As máximas de experiência, portanto, teriam impacto fenomenológico no que concerne aos juízos de verossimilhança. Para julgar se um fato é verossímel ou inverossímel o julgador recorre a um critério mediante o qual se pode averiguar se o fato narrado pode ser visto como em circunstâncias similares, ou seja, da forma que normalmente acontece (quod plerumque accidit) (CARDOSO, 2001).  A redução de uma realidade a uma normalidade seria, então, o apanágio da aplicação das regras de experiência comum ao caso concreto. Pior, a redução de uma realidade a um critério de “razoabilidade” conduzindo a um efeito perverso paroxístico: a decisão injusta.

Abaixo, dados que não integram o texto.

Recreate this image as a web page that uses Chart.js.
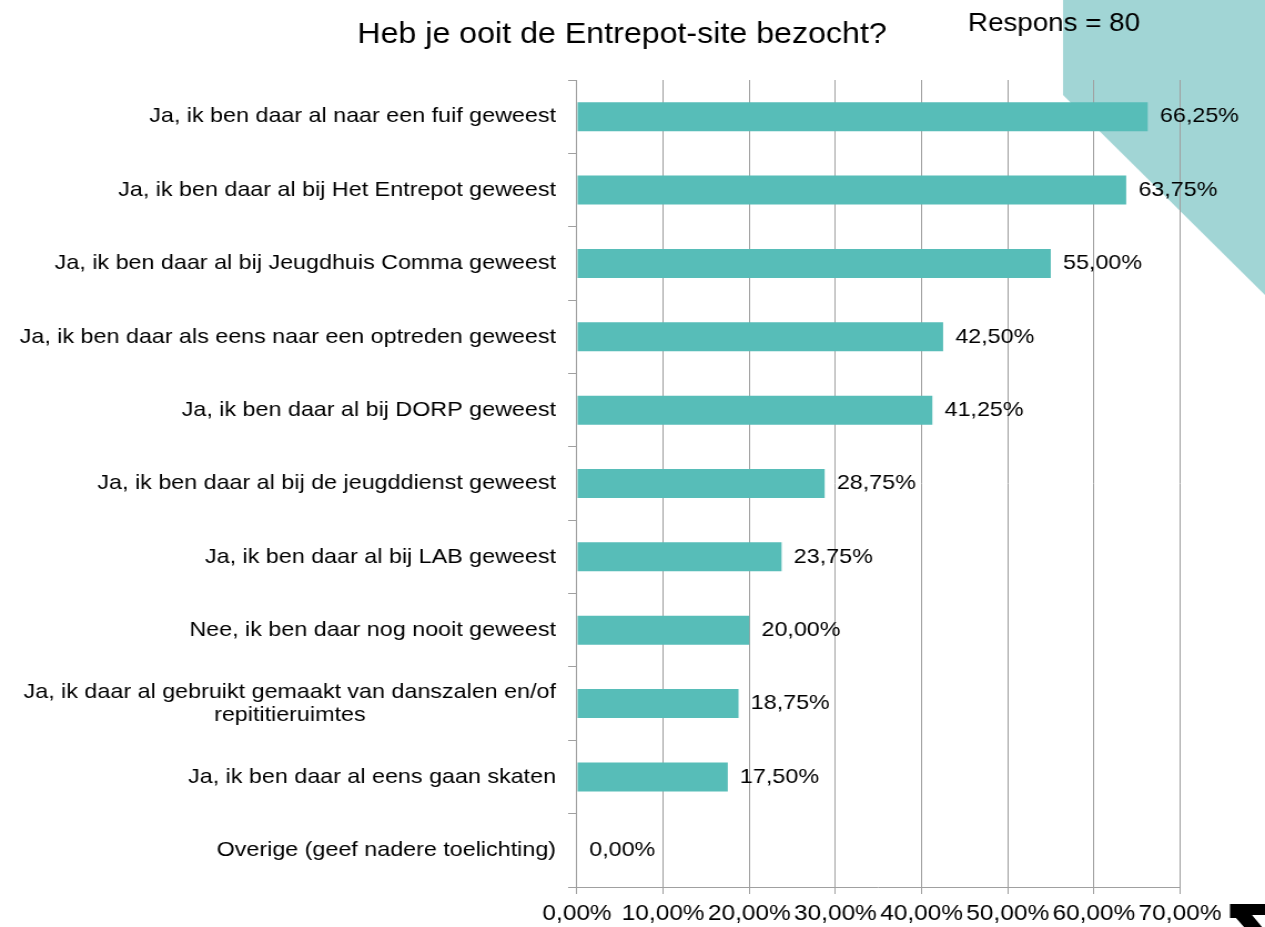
<!DOCTYPE html>
<html>
<head>
<meta charset="utf-8">
<script src="https://cdn.jsdelivr.net/npm/chart.js@4"></script>
<style>
  html, body { margin: 0; padding: 0; background: #fff; overflow: hidden; }
  #myChart { display: block; }
</style>
</head>
<body>
<!-- drawn at 1140 wide and shown at 1265: the reference is stretched horizontally -->
<canvas id="myChart" width="1140" height="927" style="width:1265px;height:927px"></canvas>
<script>
const categories = [
    'Ja, ik ben daar al naar een fuif geweest',
    'Ja, ik ben daar al bij Het Entrepot geweest',
    'Ja, ik ben daar al bij Jeugdhuis Comma geweest',
    'Ja, ik ben daar als eens naar een optreden geweest',
    'Ja, ik ben daar al bij DORP geweest',
    'Ja, ik ben daar al bij de jeugddienst geweest',
    'Ja, ik ben daar al bij LAB geweest',
    'Nee, ik ben daar nog nooit geweest',
    ['Ja, ik daar al gebruikt gemaakt van danszalen en/of', 'repititieruimtes'],
    'Ja, ik ben daar al eens gaan skaten',
    'Overige (geef nadere toelichting)'
];
const percentages = [66.25, 63.75, 55.00, 42.50, 41.25, 28.75, 23.75, 20.00, 18.75, 17.50, 0.00];
const xTicks = [0, 10, 20, 30, 40, 50, 60, 70];
const title = 'Heb je ooit de Entrepot-site bezocht?';
const responseNote = 'Respons = 80';

const SX = 1265 / 1140;
const FONT = "'Liberation Sans', Arial, sans-serif";
const pct = v => v.toFixed(2).replace('.', ',') + '%';

Chart.defaults.font.family = FONT;

const decor = {
    id: 'decor',
    beforeDraw(chart) {
        const ctx = chart.ctx;
        ctx.save();
        ctx.fillStyle = '#ffffff';
        ctx.fillRect(0, 0, chart.width, chart.height);
        // teal corner shape
        ctx.fillStyle = '#a1d5d5';
        ctx.beginPath();
        ctx.moveTo(1063 / SX, 0);
        ctx.lineTo(1063 / SX, 95);
        ctx.lineTo(1265 / SX, 295);
        ctx.lineTo(1265 / SX, 0);
        ctx.closePath();
        ctx.fill();
        ctx.restore();
    },
    afterDraw(chart) {
        const ctx = chart.ctx;
        const y = chart.scales.y;
        ctx.save();
        ctx.fillStyle = '#000';

        ctx.font = '29px ' + FONT;
        ctx.textAlign = 'center';
        ctx.textBaseline = 'alphabetic';
        ctx.fillText(title, 622 / SX, 43);

        ctx.font = '25px ' + FONT;
        ctx.textAlign = 'left';
        ctx.fillText(responseNote, 968 / SX, 31);

        // category labels: block right aligned, lines centred within it
        ctx.font = '21px ' + FONT;
        ctx.textBaseline = 'middle';
        ctx.textAlign = 'center';
        const right = 556 / SX;
        categories.forEach((c, i) => {
            const lines = Array.isArray(c) ? c : [c];
            const w = Math.max(...lines.map(l => ctx.measureText(l).width));
            const cy = y.getPixelForValue(i);
            const lh = 23;
            lines.forEach((l, k) => {
                ctx.fillText(l, right - w / 2, cy + (k - (lines.length - 1) / 2) * lh);
            });
        });

        // value labels
        ctx.textAlign = 'left';
        const meta = chart.getDatasetMeta(0);
        meta.data.forEach((bar, i) => {
            ctx.fillText(pct(percentages[i]), bar.x + 11, bar.y);
        });

        // small black arrow bottom right
        ctx.beginPath();
        const pts = [[1230, 904], [1265, 904], [1265, 915], [1252, 915], [1262, 927],
                     [1244, 927], [1236, 918], [1230, 918]];
        pts.forEach((p, k) => k ? ctx.lineTo(p[0] / SX, p[1]) : ctx.moveTo(p[0] / SX, p[1]));
        ctx.closePath();
        ctx.fill();
        ctx.restore();
    }
};

const ctx = document.getElementById('myChart').getContext('2d');
const myChart = new Chart(ctx, {
    type: 'bar',
    data: {
        labels: categories,
        datasets: [{
            data: percentages,
            backgroundColor: '#57bdb8',
            borderWidth: 0,
            barPercentage: 0.395,
            categoryPercentage: 1
        }]
    },
    options: {
        indexAxis: 'y',
        responsive: false,
        animation: false,
        devicePixelRatio: 1,
        layout: { padding: { top: 80, right: 1140 - 1180 / SX, left: 0, bottom: 0 } },
        plugins: {
            legend: { display: false },
            title: { display: false },
            tooltip: { enabled: false }
        },
        scales: {
            x: {
                min: 0,
                max: 70,
                afterBuildTicks: s => { s.ticks = xTicks.map(v => ({ value: v })); },
                afterFit: s => { s.height = 40; },
                grid: { color: '#a0a0a0', lineWidth: 1, drawTicks: true, tickLength: 7 },
                border: { display: true, color: '#a0a0a0', width: 1 },
                ticks: {
                    color: '#000',
                    font: { size: 22, family: FONT },
                    padding: 7,
                    maxRotation: 0,
                    autoSkip: false,
                    callback: v => pct(v)
                }
            },
            y: {
                afterFit: s => { s.width = 577 / SX; },
                grid: { offset: true, drawOnChartArea: false, drawTicks: true, tickLength: 8, color: '#a0a0a0' },
                border: { display: true, color: '#a0a0a0', width: 1 },
                ticks: { display: false }
            }
        }
    },
    plugins: [decor]
});
</script>
</body>
</html>
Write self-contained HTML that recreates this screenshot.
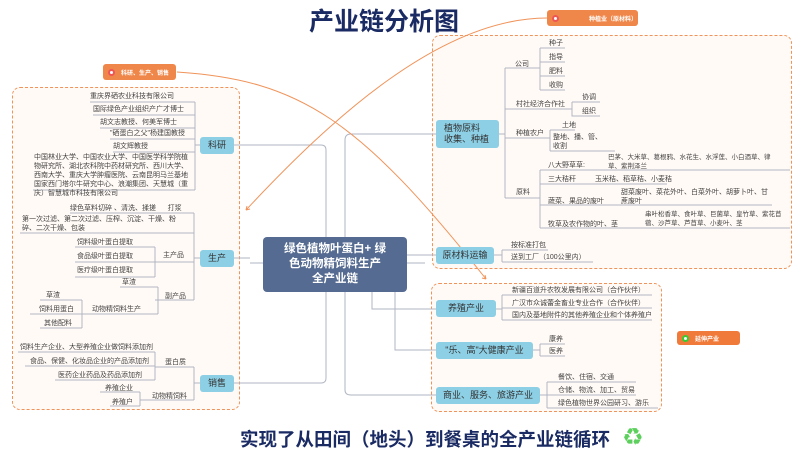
<!DOCTYPE html>
<html><head><meta charset="utf-8"><style>
*{margin:0;padding:0;box-sizing:border-box}
body{width:800px;height:457px;background:#fff;position:relative;overflow:hidden;font-family:"Liberation Sans","Noto Sans CJK SC",sans-serif;color:#444}
.t{position:absolute;font-size:7px;line-height:9px;white-space:nowrap}
.w{white-space:normal}
.n{position:absolute;background:#8dcfe5;border-radius:3px;color:#333;font-size:9px;display:flex;align-items:center;justify-content:center;text-align:center;line-height:11px}
.box{position:absolute;border:1.3px dashed #f0935a;border-radius:8px;background:#fffaf6}
.tag{position:absolute;background:#f0874a;border-radius:3px;color:#fff;font-size:6px;font-weight:bold;display:flex;align-items:center;padding-left:5px;white-space:nowrap;overflow:hidden}
.tag i{display:inline-block;width:7px;height:7px;border-radius:50%;background:#fff;margin-right:6px;border:2px solid #e55;flex:none}
svg{position:absolute;left:0;top:0}
</style></head><body>
<div class="box" style="left:12px;top:87px;width:228px;height:323px"></div>
<div class="box" style="left:432px;top:35px;width:360px;height:234px"></div>
<div class="box" style="left:431px;top:283px;width:231px;height:129px"></div>

<svg width="800" height="457" fill="none" stroke="#b0b6c4" stroke-width="1">
<path d="M263 263 H250 M326 237 V150 Q326 145 321 145 H234 M326 292 V378 Q326 383 321 383 H234 M250 258 H234 M345 237 V140 Q345 134 351 134 H436 M345 292 V390 Q345 395 351 395 H436 M372 237 V260 Q372 255 376 255 H436 M372 292 V309 H436 M395 292 V350 H436 M407 263 H425"/>
<path d="M200 145 H195 M195 102 V190 M90 102 H195 M93 115 H195 M100 128 H195 M110 139 H195 M113 152 H195 M33 190 H195"/>
<path d="M200 258 H194 M194 213 V300 M70 213 H194 M20 233 H194 M155 262 H194 M155 247 V277 M75 247 H155 M75 262 H155 M75 277 H155 M155 300 H194 M158 300 H155 M158 287 V314 M120 287 H158 M30 314 H158 M80 314 H82 M82 300 V328 M40 300 H82 M35 314 H82 M40 328 H82"/>
<path d="M200 383 H194 M194 367 V400 M155 367 H194 M155 352 V380 M18 352 H155 M25 366 H155 M55 380 H155 M140 400 H194 M140 392 V406 M100 392 H140 M110 406 H140"/>
<path d="M499 134 H505 M505 68 V198 M505 68 H540 M540 48 V90 M540 48 H565 M540 62 H565 M540 76 H565 M540 90 H565 M505 109 H572 M572 102 V116 H600 M572 102 H600 M505 138 H550 M550 130 V151 M550 130 H575 M550 151 H615 M505 198 H540 M540 170 V228 M540 170 H790 M540 184 H667 M540 205 H772 M540 228 H790"/>
<path d="M494 255 H502 M502 250 V262 M502 250 H548 M502 262 H593"/>
<path d="M496 309 H502 M502 295 V320 M502 295 H652 M502 308 H652 M502 320 H652"/>
<path d="M533 350 H540 M540 344 V356 M540 344 H565 M540 356 H565"/>
<path d="M540 395 H547 M547 382 V408 M547 382 H636 M547 395 H636 M547 408 H658"/>
<path d="M547 18 C440 18 330 120 246 210" stroke="#f0935a"/>
<path d="M246 210 l4 -1 M246 210 l1 -4" stroke="#f0935a"/>
<path d="M177 72 C300 80 360 120 486 279" stroke="#f0935a"/>
<path d="M486 279 l-1 -4 M486 279 l-4 -1" stroke="#f0935a"/>
</svg>

<div style="position:absolute;left:309px;top:2px;font-size:25px;font-weight:bold;color:#1a2a63">产业链分析图</div>
<div class="tag" style="left:547px;top:10px;width:91px;height:16px"><i></i><span style="margin-left:24px">种植业（原材料）</span></div>
<div class="tag" style="left:103px;top:64px;width:73px;height:16px"><i></i>科研、生产、销售</div>
<div class="tag" style="left:677px;top:331px;width:63px;height:14px;background:#f07a3a"><i style="border-color:#3c3"></i>延伸产业</div>

<div class="n" style="left:263px;top:237px;width:144px;height:55px;background:#556b91;color:#fff;font-size:11.5px;line-height:15px;font-weight:bold;border-radius:4px">绿色植物叶蛋白+ 绿<br>色动物精饲料生产<br>全产业链</div>
<div class="n" style="left:200px;top:137px;width:34px;height:17px">科研</div>
<div class="n" style="left:200px;top:250px;width:34px;height:17px">生产</div>
<div class="n" style="left:200px;top:375px;width:34px;height:17px">销售</div>
<div class="n" style="left:436px;top:120px;width:63px;height:28px;text-align:left;justify-content:flex-start;padding-left:8px">植物原料<br>收集、种植</div>
<div class="n" style="left:436px;top:247px;width:58px;height:17px">原材料运输</div>
<div class="n" style="left:436px;top:300px;width:60px;height:17px">养殖产业</div>
<div class="n" style="left:436px;top:342px;width:97px;height:17px">"乐、高"大健康产业</div>
<div class="n" style="left:436px;top:387px;width:104px;height:17px">商业、服务、旅游产业</div>

<div class="t" style="left:90px;top:92px">重庆界硒农业科技有限公司</div>
<div class="t" style="left:93px;top:105px">国际绿色产业组织产广才博士</div>
<div class="t" style="left:100px;top:118px">胡文志教授、何美军博士</div>
<div class="t" style="left:110px;top:129px">"硒蛋白之父"杨建国教授</div>
<div class="t" style="left:113px;top:142px">胡文辉教授</div>
<div class="t w" style="left:34px;top:153px;width:156px">中国林业大学、中国农业大学、中国医学科学院植物研究所、湖北农科院中药材研究所、西川大学、西南大学、重庆大学肿瘤医院、云南昆明马兰基地国家西门塔尔牛研究中心、浪潮集团、天慧城（重庆）智慧城市科技有限公司</div>
<div class="t" style="left:70px;top:204px">绿色草料切碎 、清洗、揉搓 &nbsp;&nbsp;&nbsp;&nbsp; 打浆</div>
<div class="t w" style="left:22px;top:215px;width:160px">第一次过滤、第二次过滤、压榨、沉淀、干燥、粉碎、二次干燥、包装</div>
<div class="t" style="left:77px;top:238px">饲料级叶蛋白提取</div>
<div class="t" style="left:77px;top:252px">食品级叶蛋白提取</div>
<div class="t" style="left:77px;top:266px">医疗级叶蛋白提取</div>
<div class="t" style="left:163px;top:251px">主产品</div>
<div class="t" style="left:122px;top:278px">草渣</div>
<div class="t" style="left:165px;top:292px">副产品</div>
<div class="t" style="left:46px;top:291px">草渣</div>
<div class="t" style="left:39px;top:305px">饲料用蛋白</div>
<div class="t" style="left:92px;top:305px">动物精饲料生产</div>
<div class="t" style="left:44px;top:319px">其他配料</div>
<div class="t" style="left:20px;top:343px">饲料生产企业、大型养殖企业做饲料添加剂</div>
<div class="t" style="left:30px;top:357px">食品、保健、化妆品企业的产品添加剂</div>
<div class="t" style="left:165px;top:358px">蛋白质</div>
<div class="t" style="left:58px;top:371px">医药企业药品及药品添加剂</div>
<div class="t" style="left:105px;top:384px">养殖企业</div>
<div class="t" style="left:152px;top:392px">动物精饲料</div>
<div class="t" style="left:112px;top:398px">养殖户</div>
<div class="t" style="left:515px;top:60px">公司</div>
<div class="t" style="left:549px;top:39px">种子</div>
<div class="t" style="left:549px;top:53px">指导</div>
<div class="t" style="left:549px;top:67px">肥料</div>
<div class="t" style="left:549px;top:81px">收购</div>
<div class="t" style="left:516px;top:100px">村社经济合作社</div>
<div class="t" style="left:582px;top:93px">协调</div>
<div class="t" style="left:582px;top:107px">组织</div>
<div class="t" style="left:516px;top:129px">种植农户</div>
<div class="t" style="left:562px;top:121px">土地</div>
<div class="t" style="left:553px;top:133px">整地、播、管、<br>收割</div>
<div class="t" style="left:548px;top:161px">八大野草草:</div>
<div class="t" style="left:608px;top:153px;font-size:6.5px">巴茅、大米草、葛根鸦、水花生、水浮莲、小白酒草、律<br>草、紫荆泽兰</div>
<div class="t" style="left:516px;top:188px">原料</div>
<div class="t" style="left:548px;top:175px">三大秸秆</div>
<div class="t" style="left:595px;top:175px">玉米秸、稻草秸、小麦秸</div>
<div class="t" style="left:548px;top:197px">蔬菜、果品的废叶</div>
<div class="t" style="left:621px;top:188px">甜菜废叶、菜花外叶、白菜外叶、胡萝卜叶、甘<br>蔗废叶</div>
<div class="t" style="left:548px;top:220px">牧草及农作物的叶、茎</div>
<div class="t" style="left:645px;top:210px;font-size:6.5px">串叶松香草、食叶草、巨菌草、皇竹草、紫花苜<br>蓿、沙芦草、芦苜草、小麦叶、茎</div>
<div class="t" style="left:511px;top:241px">按标准打包</div>
<div class="t" style="left:511px;top:253px">送到工厂（100公里内）</div>
<div class="t" style="left:512px;top:286px">新疆百道升农牧发展有限公司（合作伙伴）</div>
<div class="t" style="left:512px;top:299px">广汉市众诚蕾金畜业专业合作（合作伙伴）</div>
<div class="t" style="left:512px;top:311px">国内及基地附件的其他养殖企业和个体养殖户</div>
<div class="t" style="left:549px;top:335px">康养</div>
<div class="t" style="left:549px;top:347px">医养</div>
<div class="t" style="left:558px;top:373px">餐饮、住宿、交通</div>
<div class="t" style="left:558px;top:386px">仓储、物流、加工、贸易</div>
<div class="t" style="left:558px;top:399px">绿色植物世界公园研习、游乐</div>

<div style="position:absolute;left:240px;top:426px;font-size:18.5px;font-weight:bold;color:#1a2a63;white-space:nowrap">实现了从田间（地头）到餐桌的全产业链循环</div>
<div style="position:absolute;left:622px;top:424px;font-size:24px;line-height:26px;color:#5ccf5c;font-family:'DejaVu Sans',sans-serif">♻</div>
</body></html>
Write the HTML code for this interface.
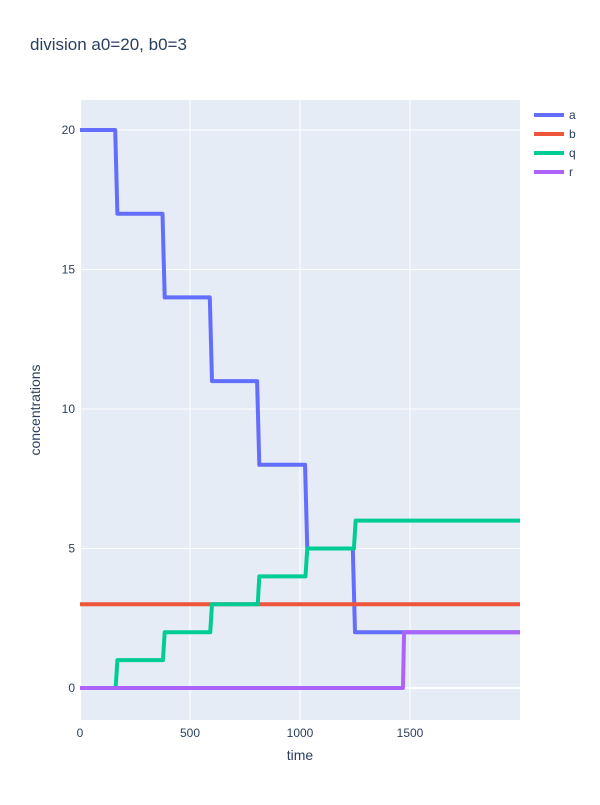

Não estamos aqui pretendendo aniquilar as máximas de experiência tão difundidas em doutrinas alienígenas tais como a  alemã, muito menos pretendendo mitigar o poder instrutório dos juízes. Mas, sim, pretendendo asseverar o dever constitucional de fundamentação dos juízos quanto aos seus julgados, fundamentação esta que deve ter por primazia a ética no caminho que leva ao alcance da verdade em detrimento do especial valor conferido às regras de experiência comum. Concluir em um processo judicial que a parte praticou ilícitos civis ou penais, porque assim é como “normalmente” se pratica em uma dada circunstância, é um juízo primário, pobre, leniente e porque não dizer, cruel.

Se Pontes de Miranda nos ensina que o Direito não é a Lei, assim como o Mapa-Múndi não é o Planeta Terra, acrescentamos que até se suporta reduzir o Direito à Lei,  mas reduzir o humano ao condicionamento animal próprio dos cupins, é insuportável.

BAPTISTA DA SILVA, Ovídio A. Curso de Processo Civil. Vol. I, Porto Alegre: Sérgio Antonio Fabris Editor, 1991.
CALAMANDREI, Piero. Direito Processual Civil. Vol. 3, Campinas: Bookseller, 1999.
CARDOSO, L. “Poderes Instrutórios do Juiz: As Máximas de Experiência” in Revista Justiça do Trabalho, no. 205, Porto Alegre: HS Editora, 2001.
PISTOLESE, Roberto Gennaro. La prova civile per presunzioni. Padova: CEDAM, 1935.
RECASENS SICHES, Luis. Nueva filosofia de la interpretación del derecho. Cidade do  México: Editorial Porrúa,  S.A., 1973.
STEIN, Friedrich. El conocimiento privado del juez. Madrid: Editorial Centro de Estudios Ramón Areces, S.A., 1990.
WALTER, Gerhard. Libre apreciación de la prueba. Trad. Tomás Banzhaf. Bogotá: Editorial Temis Libreria, 1985.